**Exercise:** Return, without pictures, the lines from the start of the data through the one that contains "import matplotlib.pyplot as plt".

BEGIN Source data

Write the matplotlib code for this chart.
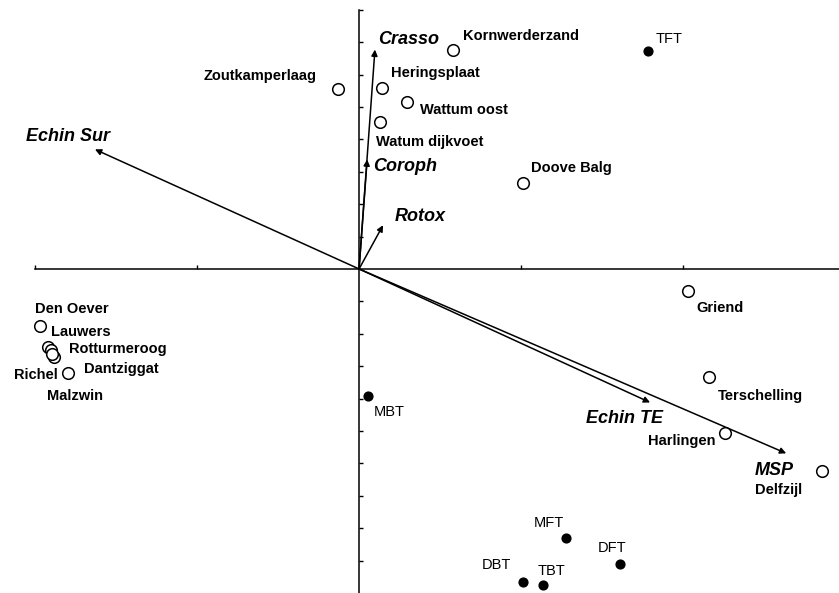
import matplotlib
matplotlib.use("Agg")
import matplotlib.pyplot as plt


# Sampling stations (site scores)
SITE_NAMES = [
    "Zoutkamperlaag", "Heringsplaat", "Wattum oost", "Watum dijkvoet",
    "Kornwerderzand", "Doove Balg", "Griend", "Terschelling", "Harlingen",
    "Delfzijl", "Den Oever", "Lauwers", "Rotturmeroog", "Dantziggat",
    "Malzwin", "Richel",
]
SITE_X = [-0.065, 0.071, 0.148, 0.065, 0.290, 0.506, 1.015, 1.080, 1.130,
          1.429, -0.985, -0.960, -0.952, -0.941, -0.946, -0.898]
SITE_Y = [0.554, 0.557, 0.514, 0.455, 0.677, 0.265, -0.068, -0.332, -0.505,
          -0.625, -0.175, -0.240, -0.250, -0.271, -0.262, -0.320]

# Organotin compounds (supplementary variables)
TIN_NAMES = ["TFT", "MBT", "MFT", "DFT", "DBT", "TBT"]
TIN_X = [0.892, 0.028, 0.639, 0.806, 0.506, 0.568]
TIN_Y = [0.674, -0.391, -0.831, -0.911, -0.966, -0.975]

# Species vectors
SPECIES_NAMES = ["Crasso", "Coroph", "Rotox", "Echin Sur", "Echin TE", "MSP"]
SPECIES_X = [0.049, 0.025, 0.074, -0.815, 0.898, 1.318]
SPECIES_Y = [0.677, 0.338, 0.135, 0.369, -0.412, -0.569]

# label placement: (dx, dy) in pixels from the point, horizontal alignment
SITE_LABEL_OFFSETS = {
    "Zoutkamperlaag": (-21, 13, "right"),
    "Heringsplaat": (9, 15, "left"),
    "Wattum oost": (13, -8, "left"),
    "Watum dijkvoet": (-4, -20, "left"),
    "Kornwerderzand": (10, 14, "left"),
    "Doove Balg": (8, 15, "left"),
    "Griend": (8, -17, "left"),
    "Terschelling": (9, -19, "left"),
    "Harlingen": (-10, -8, "right"),
    "Delfzijl": (-20, -19, "right"),
    "Den Oever": (-5, 17, "left"),
    "Lauwers": (3, 15, "left"),
    "Rotturmeroog": (18, 1, "left"),
    "Dantziggat": (30, -12, "left"),
    "Malzwin": (-5, -42, "left"),
    "Richel": (-10, -2, "right"),
}
TIN_LABEL_OFFSETS = {
    "TFT": (7, 12),
    "MBT": (6, -16),
    "MFT": (-32, 15),
    "DFT": (-23, 16),
    "DBT": (-41, 17),
    "TBT": (-6, 14),
}
SPECIES_LABEL_OFFSETS = {
    "Crasso": (3, 10),
    "Coroph": (6, -7),
    "Rotox": (12, 9),
    "Echin Sur": (-69, 13),
    "Echin TE": (-64, -16),
    "MSP": (-31, -17),
}

FONT = "Liberation Sans"


def setup_axes(ax):
    ax.set_xlim(-1.108, 1.481)
    ax.set_ylim(-1.0, 0.83)

    for side in ["top", "right"]:
        ax.spines[side].set_visible(False)
    ax.spines["left"].set_position(("data", 0))
    ax.spines["bottom"].set_position(("data", 0))
    ax.spines["left"].set_bounds(-1.0, 0.8)
    ax.spines["bottom"].set_bounds(-1.0, 1.5)
    for side in ["left", "bottom"]:
        ax.spines[side].set_linewidth(1.1)

    ax.set_xticks([-1.0, -0.5, 0.5, 1.0])
    ax.set_yticks([round(-0.9 + 0.1 * i, 1) for i in range(18) if i != 9])
    ax.tick_params(direction="in", length=3, width=1.0,
                   labelbottom=False, labelleft=False)
    ax.patch.set_alpha(0)


def main():
    fig = plt.figure(figsize=(8.39, 5.93), dpi=100)
    ax = fig.add_axes([0, 0, 1, 1])
    setup_axes(ax)

    # species arrows from the origin
    for name, x, y in zip(SPECIES_NAMES, SPECIES_X, SPECIES_Y):
        ax.annotate(
            "", xy=(x, y), xytext=(0, 0),
            arrowprops=dict(arrowstyle="-|>", color="black", lw=1.1,
                            mutation_scale=9, shrinkA=0, shrinkB=0),
        )
        dx, dy = SPECIES_LABEL_OFFSETS[name]
        ax.annotate(name, (x, y), xytext=(dx, dy), textcoords="offset pixels",
                    ha="left", va="center", fontsize=13, fontweight="bold",
                    fontstyle="italic", family=FONT)

    # stations: open circles
    ax.scatter(SITE_X, SITE_Y, s=70, facecolors="white", edgecolors="black",
               linewidths=1.1, zorder=3)
    for name, x, y in zip(SITE_NAMES, SITE_X, SITE_Y):
        dx, dy, ha = SITE_LABEL_OFFSETS[name]
        ax.annotate(name, (x, y), xytext=(dx, dy), textcoords="offset pixels",
                    ha=ha, va="center", fontsize=10.5, fontweight="bold",
                    family=FONT)

    # organotins: filled dots
    ax.scatter(TIN_X, TIN_Y, s=40, color="black", zorder=3)
    for name, x, y in zip(TIN_NAMES, TIN_X, TIN_Y):
        dx, dy = TIN_LABEL_OFFSETS[name]
        ax.annotate(name, (x, y), xytext=(dx, dy), textcoords="offset pixels",
                    ha="left", va="center", fontsize=10.5, family=FONT)

    fig.savefig("out.png", dpi=100, facecolor="white")
    plt.close(fig)


if __name__ == "__main__":
    main()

END Source data

**Solution for this task:**
Write the matplotlib code for this chart.
import matplotlib
matplotlib.use("Agg")
import matplotlib.pyplot as plt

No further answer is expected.